Am 23.07.2010 11:16, schrieb Hrvoje Niksic:
On 07/22/2010 01:34 PM, Georg Brandl wrote:
Timings (seconds to run the test suite):
re 26.689 26.015 26.008 regex 26.066 25.797 25.865
So, I thought there wasn't a difference in performance for this use case (which is compiling a lot of regexes and matching most of them only a few times in comparison). However, I found that looking at the regex caching is very important in this case: re._MAXCACHE is by default set to 100, and regex._MAXCACHE to 1024. When I set re._MAXCACHE to 1024 before running the test suite, I get times around 18 (!) seconds for re.
This seems to point to re being significantly *faster* than regexp, even in matching, and as such may be something the author would want to look into.
Nick writes:
That still fits with the compile/match performance trade-off changes between re and regex though.
The performance trade-off should make regex slower with sufficiently small compiled regex cache, when a lot of time is wasted on compilation. But as the cache gets larger (and, for fairness, of the same size in both implementations), regex should outperform re. Georg, would you care to measure if there is a difference in performance with an even larger cache?

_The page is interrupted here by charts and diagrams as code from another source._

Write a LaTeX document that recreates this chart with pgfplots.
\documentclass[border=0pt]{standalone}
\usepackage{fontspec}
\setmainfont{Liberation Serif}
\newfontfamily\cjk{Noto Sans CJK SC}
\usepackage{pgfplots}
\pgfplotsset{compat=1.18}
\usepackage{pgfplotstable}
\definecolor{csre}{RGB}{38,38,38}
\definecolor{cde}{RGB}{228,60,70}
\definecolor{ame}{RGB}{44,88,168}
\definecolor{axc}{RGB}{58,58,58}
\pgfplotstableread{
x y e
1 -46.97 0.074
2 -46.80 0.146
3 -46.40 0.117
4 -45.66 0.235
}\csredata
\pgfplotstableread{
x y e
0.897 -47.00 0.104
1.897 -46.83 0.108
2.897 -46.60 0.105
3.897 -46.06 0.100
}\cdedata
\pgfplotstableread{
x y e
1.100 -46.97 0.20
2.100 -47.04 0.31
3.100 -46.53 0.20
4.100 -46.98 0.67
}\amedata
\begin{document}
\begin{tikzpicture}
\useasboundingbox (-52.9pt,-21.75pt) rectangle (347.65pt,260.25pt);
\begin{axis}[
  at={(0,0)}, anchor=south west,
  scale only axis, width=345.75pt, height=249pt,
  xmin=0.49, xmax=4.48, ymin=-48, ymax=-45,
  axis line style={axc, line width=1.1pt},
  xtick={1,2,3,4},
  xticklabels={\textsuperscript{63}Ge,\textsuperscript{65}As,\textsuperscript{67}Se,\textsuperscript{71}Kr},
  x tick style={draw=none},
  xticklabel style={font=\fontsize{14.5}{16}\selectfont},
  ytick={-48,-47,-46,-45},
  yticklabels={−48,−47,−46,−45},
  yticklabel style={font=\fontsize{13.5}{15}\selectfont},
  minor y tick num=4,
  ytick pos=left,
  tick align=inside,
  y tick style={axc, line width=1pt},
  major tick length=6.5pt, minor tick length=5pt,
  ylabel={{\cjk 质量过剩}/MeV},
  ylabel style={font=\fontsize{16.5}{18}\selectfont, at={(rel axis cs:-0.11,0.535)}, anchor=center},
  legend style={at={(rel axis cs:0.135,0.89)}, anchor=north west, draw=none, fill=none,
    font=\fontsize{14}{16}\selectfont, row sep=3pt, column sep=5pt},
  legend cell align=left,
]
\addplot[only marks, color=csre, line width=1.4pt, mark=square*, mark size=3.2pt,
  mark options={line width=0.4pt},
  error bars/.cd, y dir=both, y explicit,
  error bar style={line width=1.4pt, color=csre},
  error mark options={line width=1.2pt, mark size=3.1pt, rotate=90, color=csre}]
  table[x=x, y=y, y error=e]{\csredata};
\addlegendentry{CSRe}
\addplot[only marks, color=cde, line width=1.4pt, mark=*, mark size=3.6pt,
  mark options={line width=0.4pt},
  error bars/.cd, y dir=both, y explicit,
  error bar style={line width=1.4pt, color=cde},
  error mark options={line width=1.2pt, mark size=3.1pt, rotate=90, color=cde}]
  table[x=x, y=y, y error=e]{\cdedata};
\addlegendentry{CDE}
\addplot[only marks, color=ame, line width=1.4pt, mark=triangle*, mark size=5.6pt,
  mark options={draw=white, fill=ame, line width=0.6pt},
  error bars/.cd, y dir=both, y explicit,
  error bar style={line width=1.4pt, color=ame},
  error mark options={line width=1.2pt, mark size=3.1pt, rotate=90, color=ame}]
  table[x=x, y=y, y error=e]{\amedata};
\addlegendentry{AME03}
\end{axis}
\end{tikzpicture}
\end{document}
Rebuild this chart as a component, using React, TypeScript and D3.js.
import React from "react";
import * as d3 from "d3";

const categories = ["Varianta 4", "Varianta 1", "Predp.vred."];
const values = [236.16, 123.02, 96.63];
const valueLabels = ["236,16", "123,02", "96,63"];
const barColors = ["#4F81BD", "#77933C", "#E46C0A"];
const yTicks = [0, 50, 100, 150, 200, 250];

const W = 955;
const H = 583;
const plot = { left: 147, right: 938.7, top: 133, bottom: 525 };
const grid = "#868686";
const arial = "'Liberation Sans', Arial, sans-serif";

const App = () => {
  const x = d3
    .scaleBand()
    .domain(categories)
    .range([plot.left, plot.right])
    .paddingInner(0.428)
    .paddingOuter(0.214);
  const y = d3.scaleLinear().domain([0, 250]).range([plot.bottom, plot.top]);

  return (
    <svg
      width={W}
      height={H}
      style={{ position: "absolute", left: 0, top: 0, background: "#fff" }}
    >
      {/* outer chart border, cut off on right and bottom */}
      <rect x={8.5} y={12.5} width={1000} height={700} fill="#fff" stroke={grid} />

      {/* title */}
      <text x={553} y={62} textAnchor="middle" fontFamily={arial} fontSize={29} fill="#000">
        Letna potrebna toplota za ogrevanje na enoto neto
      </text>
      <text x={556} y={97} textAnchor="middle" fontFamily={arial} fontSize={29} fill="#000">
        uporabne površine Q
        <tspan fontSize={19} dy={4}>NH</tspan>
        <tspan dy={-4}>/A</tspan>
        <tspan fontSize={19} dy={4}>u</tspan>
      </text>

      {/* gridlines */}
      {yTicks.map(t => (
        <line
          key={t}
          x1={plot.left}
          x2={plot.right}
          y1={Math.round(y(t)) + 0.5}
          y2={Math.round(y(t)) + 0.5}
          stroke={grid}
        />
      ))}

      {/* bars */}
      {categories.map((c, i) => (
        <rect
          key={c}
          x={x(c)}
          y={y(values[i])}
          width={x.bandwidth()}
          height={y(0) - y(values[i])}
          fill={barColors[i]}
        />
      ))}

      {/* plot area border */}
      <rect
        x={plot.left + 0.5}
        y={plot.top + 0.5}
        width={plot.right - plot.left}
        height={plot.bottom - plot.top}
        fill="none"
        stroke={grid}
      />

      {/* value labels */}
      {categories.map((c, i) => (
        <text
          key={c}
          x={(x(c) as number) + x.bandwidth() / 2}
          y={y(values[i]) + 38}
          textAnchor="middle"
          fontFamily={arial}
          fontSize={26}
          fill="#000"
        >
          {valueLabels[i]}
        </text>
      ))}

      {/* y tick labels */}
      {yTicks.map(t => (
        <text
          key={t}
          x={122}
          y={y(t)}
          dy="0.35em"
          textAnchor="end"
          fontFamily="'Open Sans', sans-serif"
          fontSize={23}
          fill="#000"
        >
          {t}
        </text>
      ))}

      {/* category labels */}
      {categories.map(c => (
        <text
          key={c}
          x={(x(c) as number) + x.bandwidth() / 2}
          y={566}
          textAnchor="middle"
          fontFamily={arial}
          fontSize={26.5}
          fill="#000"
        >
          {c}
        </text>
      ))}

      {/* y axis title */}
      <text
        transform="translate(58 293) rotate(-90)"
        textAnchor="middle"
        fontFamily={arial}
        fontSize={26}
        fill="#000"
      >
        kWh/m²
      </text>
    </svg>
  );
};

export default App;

I did measure that, and there are no significant differences in timing. I also did the check the other way around, and restricting regex._MAXCACHE to 100 I got from 26 seconds to 42 seconds. (Nick, is that enough data to calculate A and B now? ;) Georg -- Thus spake the Lord: Thou shalt indent with four spaces. No more, no less. Four shall be the number of spaces thou shalt indent, and the number of thy indenting shall be four. Eight shalt thou not indent, nor either indent thou two, excepting that thou then proceed to four. Tabs are right out.